Sunday, February 25, 2024

Review - Lovely, Dark, and Deep

 Lovely, Dark, and Deep (2024)

Director: Teresa Sutherland
Writer: Teresa Sutherland
Stars: Georgina Campbell, Nick Blood, Wai Ching Ho
How to Watch: VOD

Synopsis: Lennon, a new back-country ranger, travels alone through the dangerous wilderness, hoping to uncover the origins of a tragedy that has haunted her since she was a child.

Thoughts: The woods are a terrifying place. And I grew up surrounded by them - living in a large, (slightly haunted?) house in the middle of the woods in the 1980s. My childhood was spent camping in the woods, walking in the woods, playing hide & seek in the woods at night. And despite the woods being a constant presence in my life, I've always had a respectful fear of them. Of the secrets they keep. Of the power of nature. Of knowing that, regardless of having a native american heritage, that the woods aren't a place where people belong. And I still believe that now, as an adult, more than ever.

Writer/Director Teresa Sutherland (writer of the 2018 historical horror film, The Wind, which I loved) creates a psychological nightmare using the woods as a place *not* to get lost in. Our main character, actress Georgina Campbell, who has become somewhat of a scream queen as of late, starring in Barbarian, Bird Box: Barcelona, and this year's T.I.M. (a Megan ripoff?), delivers a bit of a subdued performance as a park ranger who gets lost and stumbles into a super trippy alternate world (? unclear), full of body horror and ghosts and hallucinations of her past. 

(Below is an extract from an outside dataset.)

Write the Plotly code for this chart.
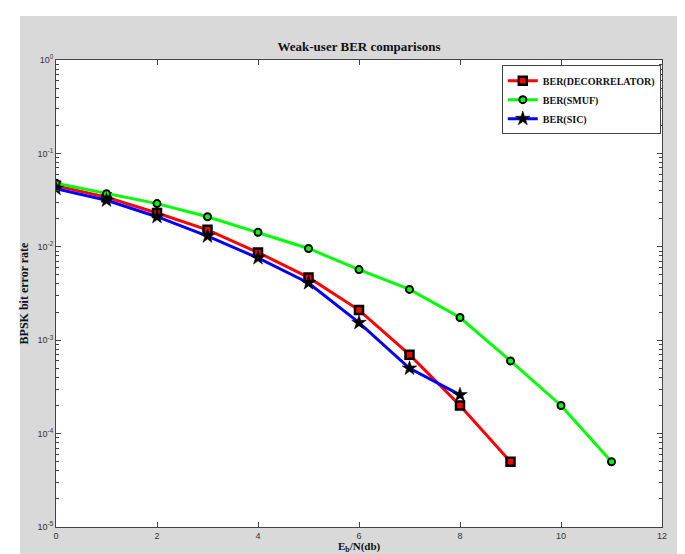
import plotly.graph_objects as go

# ---- data ----
snr_dec = [0, 1, 2, 3, 4, 5, 6, 7, 8, 9]
ber_dec = [0.045, 0.034, 0.023, 0.0152, 0.0087, 0.0047, 0.0021, 0.0007, 0.0002, 0.00005]

snr_smuf = [0, 1, 2, 3, 4, 5, 6, 7, 8, 9, 10, 11]
ber_smuf = [0.048, 0.037, 0.029, 0.021, 0.0143, 0.0096, 0.0057, 0.0035, 0.00175, 0.0006, 0.0002, 0.00005]

snr_sic = [0, 1, 2, 3, 4, 5, 6, 7, 8]
ber_sic = [0.042, 0.0315, 0.021, 0.013, 0.0076, 0.0041, 0.00154, 0.0005, 0.00026]

x_ticks = [0, 2, 4, 6, 8, 10, 12]
y_exps = [-5, -4, -3, -2, -1, 0]
y_ticks = [10.0 ** e for e in y_exps]
y_ticktext = ["10<sup>%d</sup>" % e for e in y_exps]
y_minor = [k * 10.0 ** e for e in range(-5, 0) for k in range(2, 10)]

fig = go.Figure()

fig.add_trace(go.Scatter(
    x=snr_dec, y=ber_dec, mode="lines+markers", name="<b>BER(DECORRELATOR)</b>",
    line=dict(color="#ff0000", width=3),
    marker=dict(symbol="square", size=8, color="#ff0000",
                line=dict(color="black", width=2.5)),
))
fig.add_trace(go.Scatter(
    x=snr_smuf, y=ber_smuf, mode="lines+markers", name="<b>BER(SMUF)</b>",
    line=dict(color="#00ff00", width=3),
    marker=dict(symbol="circle", size=7, color="#00ff00",
                line=dict(color="black", width=2)),
))
fig.add_trace(go.Scatter(
    x=snr_sic, y=ber_sic, mode="lines+markers", name="<b>BER(SIC)</b>",
    line=dict(color="#0000ff", width=3),
    marker=dict(symbol="star", size=11, color="black",
                line=dict(color="black", width=0.5)),
))

fig.update_layout(
    width=685, height=554,
    margin=dict(l=48, r=31, t=52, b=35, autoexpand=False),
    paper_bgcolor="white",
    plot_bgcolor="white",
    title=dict(text="<b>Weak-user BER comparisons</b>", x=0.5, xref="paper", xanchor="center",
               y=1 - 38 / 554, yref="container", yanchor="middle",
               font=dict(family="Liberation Serif", size=13, color="#111")),
    showlegend=True,
    legend=dict(x=0.998, xanchor="right", y=0.989, yanchor="top",
                bgcolor="white", bordercolor="#444", borderwidth=1,
                font=dict(family="Liberation Serif", size=10, color="#111"),
                tracegroupgap=0, itemwidth=30),
    shapes=[
        dict(type="rect", xref="paper", yref="paper", x0=-0.0594, x1=1.0413,
             y0=-0.08, y1=1.0942, fillcolor="#d9d9d9", line=dict(width=0), layer="below"),
        dict(type="rect", xref="paper", yref="paper", x0=0, x1=1, y0=0, y1=1,
             fillcolor="white", line=dict(width=0), layer="below"),
    ],
    annotations=[
        dict(text="<b>E<sub>b</sub>/N(db)</b>", xref="paper", yref="paper",
             x=0.5, y=(519 - 538.5) / 467, xanchor="center", yanchor="middle",
             showarrow=False, font=dict(family="Liberation Serif", size=11, color="#111")),
    ],
)

fig.update_xaxes(
    range=[0, 12], tickvals=x_ticks, ticks="inside", ticklen=5, tickcolor="#444",
    showline=True, linecolor="#444", linewidth=1, mirror="ticks",
    showgrid=False, zeroline=False,
    tickfont=dict(family="Liberation Sans", size=9, color="#333"),
)
fig.update_yaxes(
    type="log", range=[-5, 0], tickvals=y_ticks, ticktext=y_ticktext,
    ticks="inside", ticklen=5, tickcolor="#444",
    minor=dict(tickmode="array", tickvals=y_minor, ticks="inside", ticklen=3,
               tickcolor="#444", showgrid=False),
    showline=True, linecolor="#444", linewidth=1, mirror="ticks",
    showgrid=False, zeroline=False,
    tickfont=dict(family="Liberation Sans", size=9, color="#333"),
    title=dict(text="<b>BPSK bit error rate</b>", standoff=6,
               font=dict(family="Liberation Serif", size=12, color="#111")),
)

fig.write_html("out.html")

This ultra slow-burn of a film was a very compelling watch. The cinematography is gorgeous. The shots of the woods aren't gloomy and creepy but instead bright and welcoming and beautiful.  But even with the beauty you can feel the claustrophobia of being so small within the endless expanse of the outdoors. Much like viewing a scuba diver in the immensity of the ocean. And the auditory element! Lots of crunching leaves and birds and wind. Which are all used in the normal space of being in nature, until it's then used against your senses and then the nature noises become unsettling and malicious. You can feel the "other shoe" hovering above your head, waiting for it to drop and clobber you. And clobber it does. The film takes an unexpected turn into the weird, into the really fucking weird, and while I was absolutely there for it, I didn't know what the hell was going on. Doing a deep dive Google of the movie, it looks like no one who has watched this movie had any clue what it was about, which makes me feel somewhat better. So this review will end much like the one I wrote for Monolith - was it aliens? was is The Woods? Was it an alternate dimension? I have my theories but they feel about as solid as quicksand. But ultimately this was an interesting watch full of looming dread, and once the weird wraps up, it's got a satisfying though open-ended conclusion that I thought was clever and kind of brave.